The last par-3 of the day comes at No. 14. Playing at approximately 195 from the back tees, this hole is very much “what you see is what you get.” Avoid going long, as when the course is playing firm; anything long can bound O.B. behind the green. This hole can play as a bit of an optical illusion, as well, as there is almost zero elevation change from tee to green. 

The No. 12 handicapped hole is arguably my favorite on the course. A short par-4, this hole is the definition of risk/reward. Big hitters can go along the tree line left and get close to (or even on) the green, but the tiniest pull will send balls careening off a sidehill and into the creek that flows parallel to the fairway. There is also a large protective bunker just right of the green that can be a problem for those that miss a touch right. A layup could be the smarter play, but let’s be honest, what fun is that?

A trio of par-4s round out your day at Grand Oaks. The 16th is another short par-4 with some water near the green. Find the fairway and avoid the pond, and you will be in the clear on this number 14 handicapped hole. 

The final par-5 of the day is the easiest hole on the course. Playing as the 18 handicap, this 492- yarder will play downwind most of the time and makes it a bomber’s delight. Finding the fairway is key, do it, and most players will be hitting a mid-iron into the green. It’s one final chance to take a stroke off your score. 

The final hole of your round will be one that you will need to be mindful of.
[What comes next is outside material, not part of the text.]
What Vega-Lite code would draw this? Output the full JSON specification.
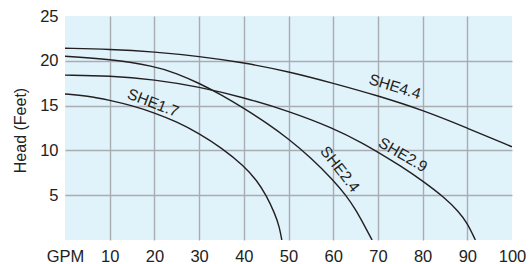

Although it is hard to see from the tee, there is water basically all down the right side. There is also a creek that runs down the left guarded by some trees, so a big miss either way on this hole can mean disaster. A smart play would be a hybrid or a three-metal for control. Finding the fairway is key Those who pull it off will have nothing more than a short-iron or wedge into the green, which slopes from back to front. It’s a great finishing hole and one that can see some money exchange hands if you’re one to press when you’re down a few bucks. 

The amenities at Grand Oaks are appropriate for their price point and their new public status. The new clubhouse is much smaller, but also much more practical for the now-public venue. The smaller digs include check-in for rounds and a small seating area with a bar and some grub. Although they don’t feature a grill, they can get you hooked up with breakfast snacks, hot dogs or a selection of pre-made sandwiches. There are glassed garage doors around some of the perimeter of the building, which can be raised for those nice weather afternoons. There are also plenty of TVs if you want to hang around after you finish up and watch a game of your choosing. Although some would call this downsizing, it is definitely an upgrade, as well as a cool place to hang out after your round. 

Overall, Grand Oaks is a solid municipal track that still carries the bones of a country club. The recent additions and updating make it a player again in the world of local municipal courses. It’s fun, challenging, and with a renewed exuberance from the staff to continue to improve the property, it will only get better.